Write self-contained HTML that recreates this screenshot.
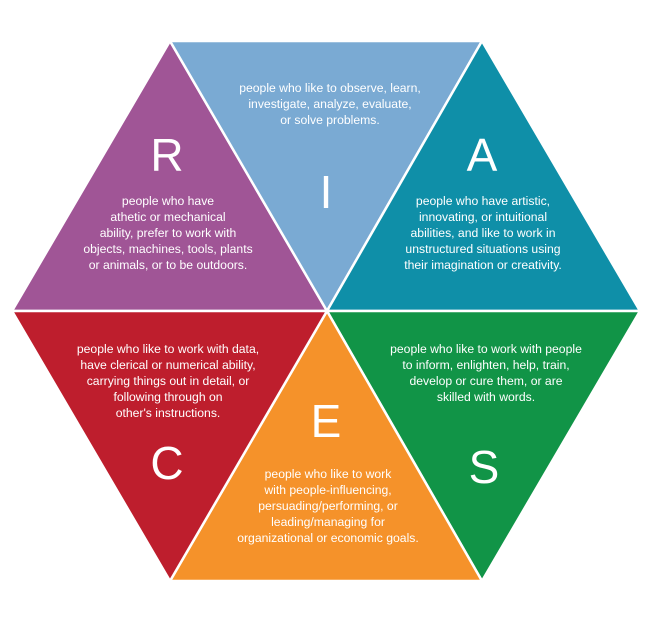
<!DOCTYPE html>
<html><head><meta charset="utf-8"><style>
html,body{margin:0;padding:0;background:#fff;}
svg{display:block}
text{font-family:"Liberation Sans",sans-serif;fill:#fff;}
.t{font-size:12.2px;text-anchor:middle;}
.b{font-size:46px;text-anchor:middle;}
</style></head><body>
<svg width="649" height="630" viewBox="0 0 649 630">
<g stroke="#fff" stroke-width="2.5" stroke-linejoin="miter">
<polygon points="12,311 170,41 327,311" fill="#a05596"/>
<polygon points="170,41 482,41 327,311" fill="#7aaad3"/>
<polygon points="482,41 640,311 327,311" fill="#0f8fa8"/>
<polygon points="640,311 482,581 327,311" fill="#119447"/>
<polygon points="482,581 170,581 327,311" fill="#f5922a"/>
<polygon points="170,581 12,311 327,311" fill="#be1e2d"/>
</g>
<text class="b" x="167" y="171">R</text>
<text class="b" x="326" y="208">I</text>
<text class="b" x="482" y="171">A</text>
<text class="b" x="326" y="437">E</text>
<text class="b" x="167" y="479">C</text>
<text class="b" x="484" y="483">S</text>
<g class="t">
<text class="t" x="330" y="92">people who like to observe, learn,</text>
<text class="t" x="330" y="108">investigate, analyze, evaluate,</text>
<text class="t" x="330" y="124">or solve problems.</text>
<text class="t" x="168" y="205">people who have</text>
<text class="t" x="168" y="221">athetic or mechanical</text>
<text class="t" x="168" y="237">ability, prefer to work with</text>
<text class="t" x="168" y="253">objects, machines, tools, plants</text>
<text class="t" x="168" y="269">or animals, or to be outdoors.</text>
<text class="t" x="483" y="205">people who have artistic,</text>
<text class="t" x="483" y="221">innovating, or intuitional</text>
<text class="t" x="483" y="237">abilities, and like to work in</text>
<text class="t" x="483" y="253">unstructured situations using</text>
<text class="t" x="483" y="269">their imagination or creativity.</text>
<text class="t" x="168" y="353">people who like to work with data,</text>
<text class="t" x="168" y="369">have clerical or numerical ability,</text>
<text class="t" x="168" y="385">carrying things out in detail, or</text>
<text class="t" x="168" y="401">following through on</text>
<text class="t" x="168" y="417">other's instructions.</text>
<text class="t" x="486" y="353">people who like to work with people</text>
<text class="t" x="486" y="369">to inform, enlighten, help, train,</text>
<text class="t" x="486" y="385">develop or cure them, or are</text>
<text class="t" x="486" y="401">skilled with words.</text>
<text class="t" x="328" y="478">people who like to work</text>
<text class="t" x="328" y="494">with people-influencing,</text>
<text class="t" x="328" y="510">persuading/performing, or</text>
<text class="t" x="328" y="526">leading/managing for</text>
<text class="t" x="328" y="542">organizational or economic goals.</text>
</g>
</svg>
</body></html>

- [Prompt]:
Transcribe the listing above verbatim. Omit the pictures.

- [Task result]:
Write self-contained HTML that recreates this screenshot.
<!DOCTYPE html>
<html><head><meta charset="utf-8"><style>
html,body{margin:0;padding:0;background:#fff;}
svg{display:block}
text{font-family:"Liberation Sans",sans-serif;fill:#fff;}
.t{font-size:12.2px;text-anchor:middle;}
.b{font-size:46px;text-anchor:middle;}
</style></head><body>
<svg width="649" height="630" viewBox="0 0 649 630">
<g stroke="#fff" stroke-width="2.5" stroke-linejoin="miter">
<polygon points="12,311 170,41 327,311" fill="#a05596"/>
<polygon points="170,41 482,41 327,311" fill="#7aaad3"/>
<polygon points="482,41 640,311 327,311" fill="#0f8fa8"/>
<polygon points="640,311 482,581 327,311" fill="#119447"/>
<polygon points="482,581 170,581 327,311" fill="#f5922a"/>
<polygon points="170,581 12,311 327,311" fill="#be1e2d"/>
</g>
<text class="b" x="167" y="171">R</text>
<text class="b" x="326" y="208">I</text>
<text class="b" x="482" y="171">A</text>
<text class="b" x="326" y="437">E</text>
<text class="b" x="167" y="479">C</text>
<text class="b" x="484" y="483">S</text>
<g class="t">
<text class="t" x="330" y="92">people who like to observe, learn,</text>
<text class="t" x="330" y="108">investigate, analyze, evaluate,</text>
<text class="t" x="330" y="124">or solve problems.</text>
<text class="t" x="168" y="205">people who have</text>
<text class="t" x="168" y="221">athetic or mechanical</text>
<text class="t" x="168" y="237">ability, prefer to work with</text>
<text class="t" x="168" y="253">objects, machines, tools, plants</text>
<text class="t" x="168" y="269">or animals, or to be outdoors.</text>
<text class="t" x="483" y="205">people who have artistic,</text>
<text class="t" x="483" y="221">innovating, or intuitional</text>
<text class="t" x="483" y="237">abilities, and like to work in</text>
<text class="t" x="483" y="253">unstructured situations using</text>
<text class="t" x="483" y="269">their imagination or creativity.</text>
<text class="t" x="168" y="353">people who like to work with data,</text>
<text class="t" x="168" y="369">have clerical or numerical ability,</text>
<text class="t" x="168" y="385">carrying things out in detail, or</text>
<text class="t" x="168" y="401">following through on</text>
<text class="t" x="168" y="417">other's instructions.</text>
<text class="t" x="486" y="353">people who like to work with people</text>
<text class="t" x="486" y="369">to inform, enlighten, help, train,</text>
<text class="t" x="486" y="385">develop or cure them, or are</text>
<text class="t" x="486" y="401">skilled with words.</text>
<text class="t" x="328" y="478">people who like to work</text>
<text class="t" x="328" y="494">with people-influencing,</text>
<text class="t" x="328" y="510">persuading/performing, or</text>
<text class="t" x="328" y="526">leading/managing for</text>
<text class="t" x="328" y="542">organizational or economic goals.</text>
</g>
</svg>
</body></html>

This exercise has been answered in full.